The implications for online commerce are profound. The moment one puts a Web site online, one has “gone global.” Should that mean you have automatically and willingly subjected yourself to the laws of every country on the planet? Shouldn’t the origin of content matter?

This is one reason some favor the “U.N. for the Net” model. But others have suggested that international treaties or adjudication by the World Trade Organization might offer the better approach. Still others assert that the best answer is to do nothing because the current unregulated Web environment has helped expand free speech and commerce globally for companies, consumers and citizens alike.

We favor the latter. But to the extent pure laissez-faire is not an option, “country of origin” standards may provide the best default solution. That is, government should only exert authority over those actors who physically reside within the confines of their traditional geographic borders. In this sense, an origin-based jurisdictional methodology protects sovereignty while simultaneously giving meaning to the notion of “consent of the governed” in an online setting. Healthy jurisdictional regulatory and tax competition via origin-based rules would allow companies and consumers to have a “release valve” or escape mechanism to avoid oppressive jurisdictions that seek to stifle online commerce or expression.

Software-enabled geographic targeting may increasingly play a role, too. Particularly as U.N. power-grabbing grows more extensive, businesses may choose to avoid interaction by using geo-location technologies to selectively target their services instead of making materials available to the entire planet. Such targeting may be the better approach from a marketing perspective anyway. But to have it forced by U.N. shenanigans would be unfortunate.
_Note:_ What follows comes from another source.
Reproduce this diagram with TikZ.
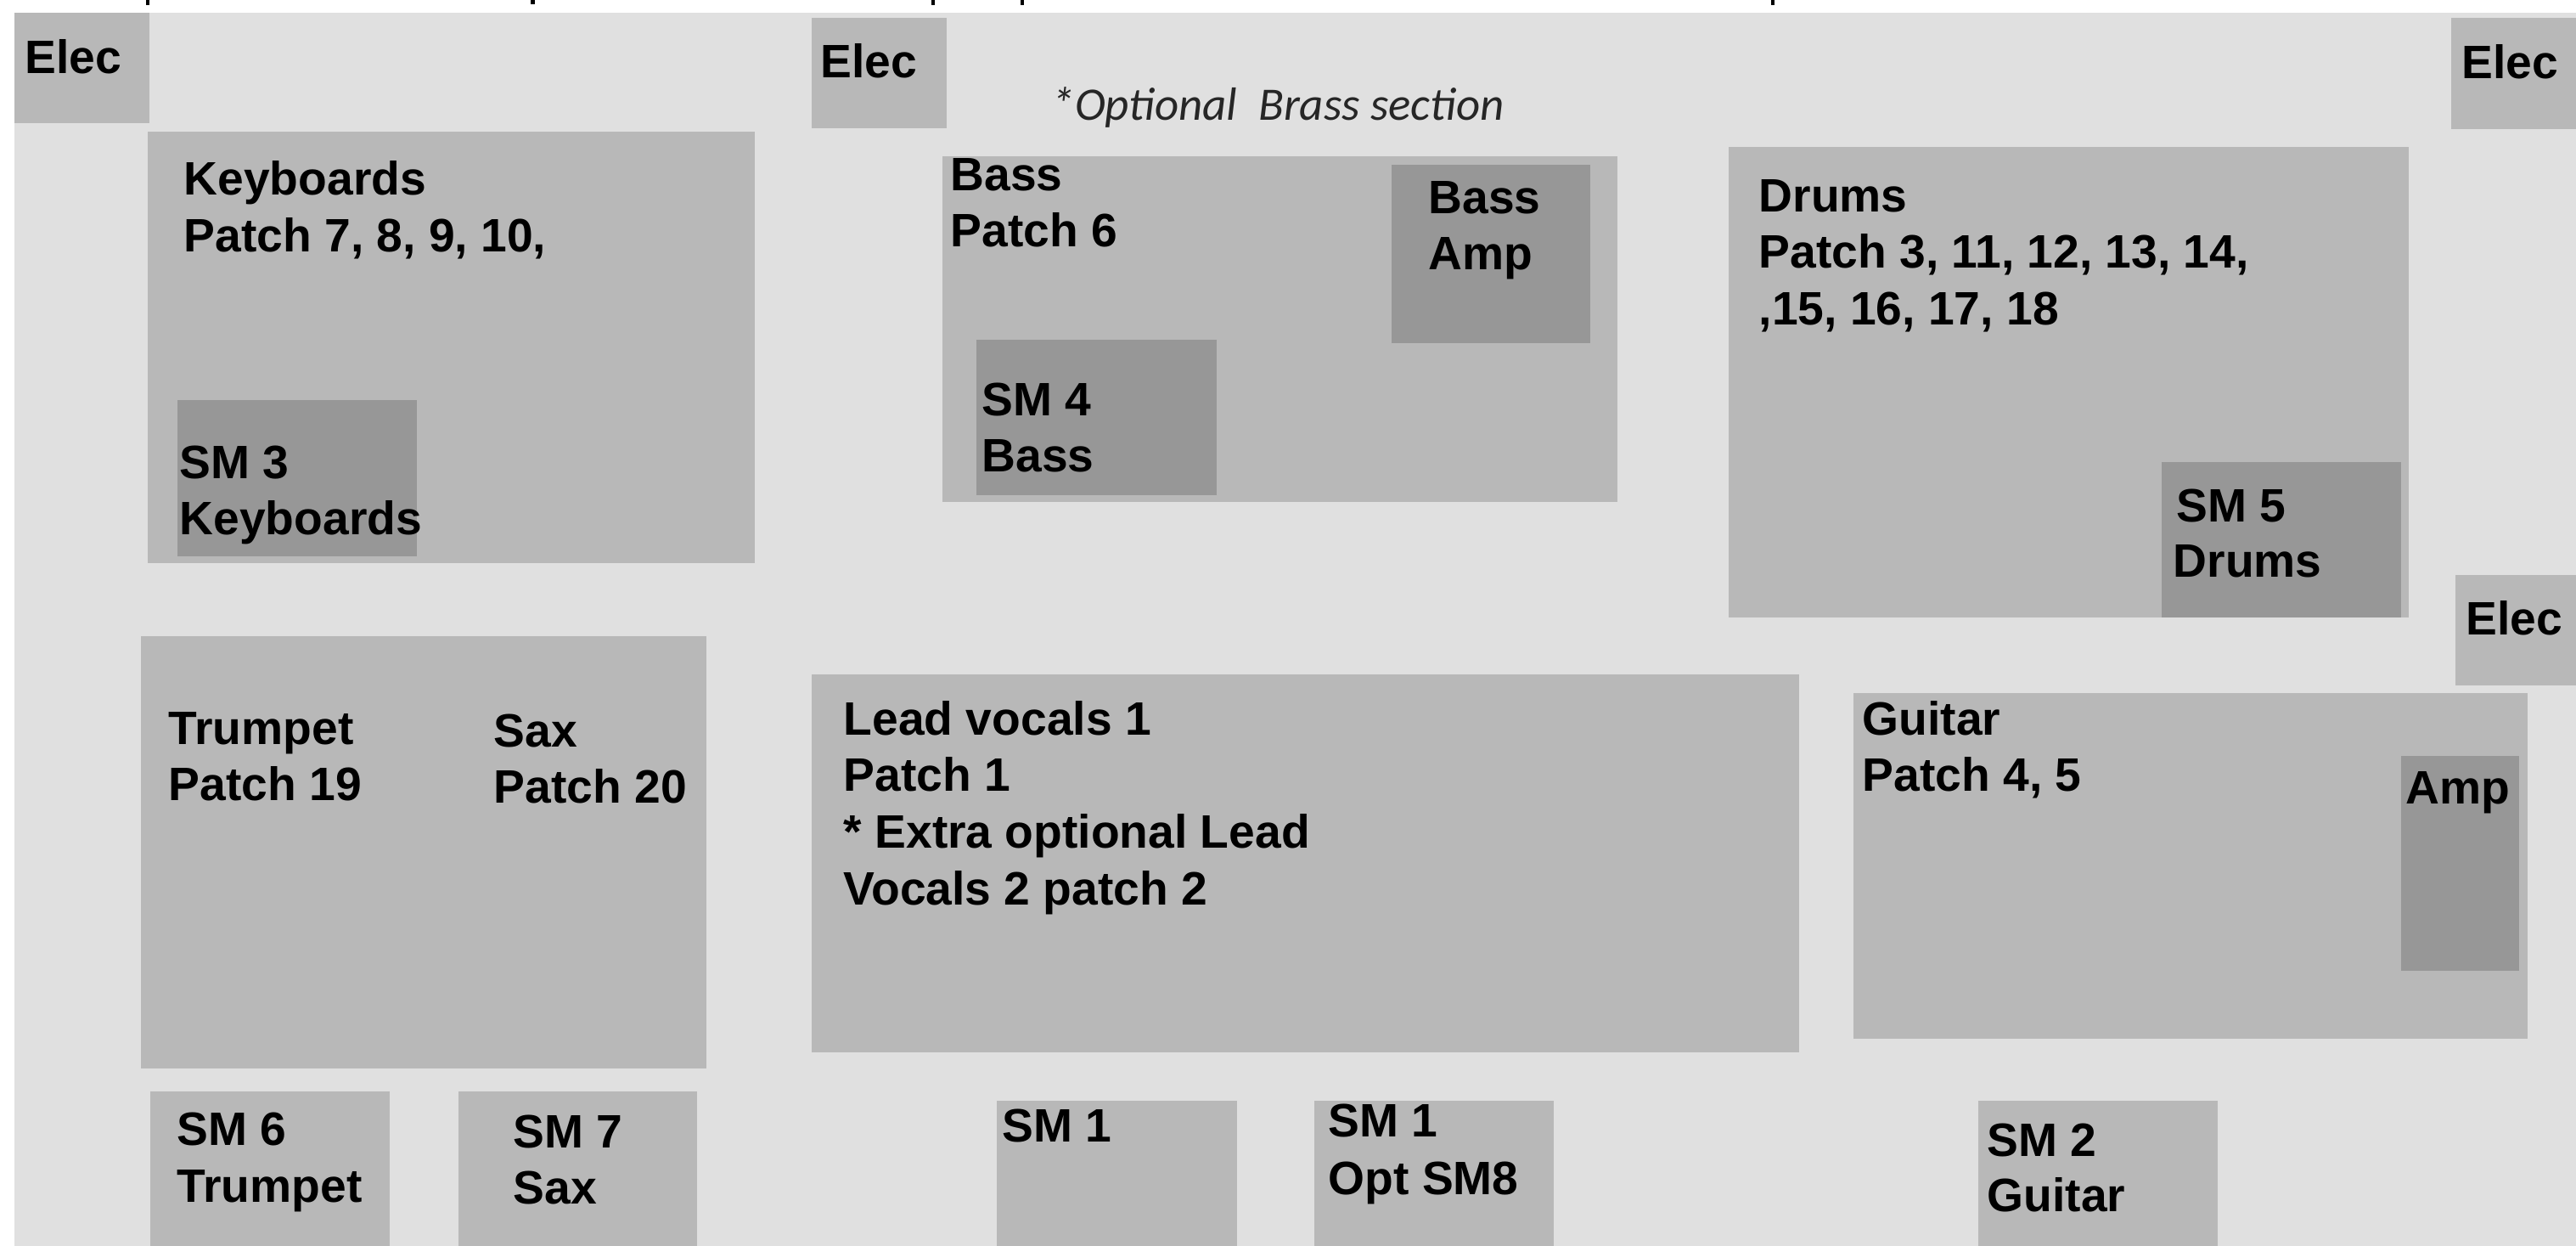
\documentclass[tikz,border=0pt]{standalone}
\usepackage{fontspec}
\setmainfont{Liberation Sans}
\newfontfamily\calfont{Carlito}
\definecolor{bgcol}{HTML}{E0E0E0}
\definecolor{boxcol}{HTML}{B8B8B8}
\definecolor{darkcol}{HTML}{979797}
\tikzset{
  lbl/.style={anchor=base west, inner sep=0pt, text=black,
    font=\bfseries\fontsize{15.7pt}{18pt}\selectfont},
  note/.style={anchor=base west, inner sep=0pt, text=black!85,
    font=\calfont\itshape\fontsize{15.6pt}{18pt}\selectfont},
  boxfill/.style={fill=boxcol},
  darkfill/.style={fill=darkcol}
}
\begin{document}
\begin{tikzpicture}[x=0.01cm,y=-0.01cm]
\useasboundingbox (0,0) rectangle (3034,1467);
\fill[white] (0,0) rectangle (3034,1467);
% cut-off descenders of the line above
\fill[black] (172,0) rectangle (176,6);
\fill[black] (625,0) rectangle (630,5);
\fill[black] (1097,0) rectangle (1101,6);
\fill[black] (1202,0) rectangle (1206,6);
\fill[black] (2086,0) rectangle (2090,6);
% stage background
\fill[bgcol] (17,15) rectangle (3034,1467);
% light boxes
\fill[boxfill] (17,15) rectangle (176,145);
\fill[boxfill] (956,21) rectangle (1115,151);
\fill[boxfill] (2887,21) rectangle (3034,152);
\fill[boxfill] (2892,677) rectangle (3034,807);
\fill[boxfill] (174,155) rectangle (889,663);
\fill[boxfill] (1110,184) rectangle (1905,591);
\fill[boxfill] (2036,173) rectangle (2837,727);
\fill[boxfill] (166,749) rectangle (832,1258);
\fill[boxfill] (956,794) rectangle (2119,1239);
\fill[boxfill] (2183,816) rectangle (2977,1223);
\fill[boxfill] (177,1285) rectangle (459,1467);
\fill[boxfill] (540,1285) rectangle (821,1467);
\fill[boxfill] (1174,1296) rectangle (1457,1467);
\fill[boxfill] (1548,1296) rectangle (1830,1467);
\fill[boxfill] (2330,1296) rectangle (2612,1467);
% dark boxes
\fill[darkfill] (209,471) rectangle (491,655);
\fill[darkfill] (1639,194) rectangle (1873,404);
\fill[darkfill] (1150,400) rectangle (1433,583);
\fill[darkfill] (2546,544) rectangle (2828,727);
\fill[darkfill] (2828,890) rectangle (2967,1143);
% texts
\node[lbl] (elec1) at (29,87) {Elec};
\node[lbl] (elec2) at (966,92) {Elec};
\node[lbl] (elec3) at (2899,93) {Elec};
\node[lbl] (elec4) at (2904,747) {Elec};
\node[note] (brass) at (1238,142) {*Optional\ \ Brass section};
\node[lbl] (kb1) at (216,230) {Keyboards};
\node[lbl] (kb2) at (216,297) {Patch 7, 8, 9, 10,};
\node[lbl] (sm3a) at (211,563) {SM 3};
\node[lbl] (sm3b) at (211,629) {Keyboards};
\node[lbl] (bass1) at (1119,225) {Bass};
\node[lbl] (bass2) at (1119,291) {Patch 6};
\node[lbl] (amp1) at (1682,252) {Bass};
\node[lbl] (amp2) at (1682,318) {Amp};
\node[lbl] (sm4a) at (1156,489) {SM 4};
\node[lbl] (sm4b) at (1156,555) {Bass};
\node[lbl] (dr1) at (2071,250) {Drums};
\node[lbl] (dr2) at (2071,316) {Patch 3, 11, 12, 13, 14,};
\node[lbl] (dr3) at (2071,383) {,15, 16, 17, 18};
\node[lbl] (sm5a) at (2563,614) {SM 5};
\node[lbl] (sm5b) at (2559,679) {Drums};
\node[lbl] (tr1) at (198,876) {Trumpet};
\node[lbl] (tr2) at (198,942) {Patch 19};
\node[lbl] (sx1) at (581,879) {Sax};
\node[lbl] (sx2) at (581,945) {Patch 20};
\node[lbl] (ld1) at (993,865) {Lead vocals 1};
\node[lbl] (ld2) at (993,931) {Patch 1};
\node[lbl] (ld3) at (993,998) {* Extra optional Lead};
\node[lbl] (ld4) at (993,1065) {Vocals 2 patch 2};
\node[lbl] (gt1) at (2193,865) {Guitar};
\node[lbl] (gt2) at (2193,931) {Patch 4, 5};
\node[lbl] (gamp) at (2833,946) {Amp};
\node[lbl] (sm6a) at (208,1348) {SM 6};
\node[lbl] (sm6b) at (208,1415) {Trumpet};
\node[lbl] (sm7a) at (604,1351) {SM 7};
\node[lbl] (sm7b) at (604,1417) {Sax};
\node[lbl] (sm1) at (1180,1344) {SM 1};
\node[lbl] (sm1o1) at (1564,1338) {SM 1};
\node[lbl] (sm1o2) at (1564,1406) {Opt SM8};
\node[lbl] (sm2a) at (2340,1361) {SM 2};
\node[lbl] (sm2b) at (2340,1426) {Guitar};
\end{tikzpicture}
\end{document}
The great advantage of the Net is precisely the ability to reach as many people as possible and overcome artificial restrictions on trade or communications at traditional geographic boundaries. The Web, whatever problems it has raised, has provided far more opportunity and freedom to mankind. The U.N. appears eager to assume greater control over the Net, not because of it’s failures, but because it undermines members’ authority. That sounds like the best reason ever to make sure a U.N. for the Internet never becomes a reality.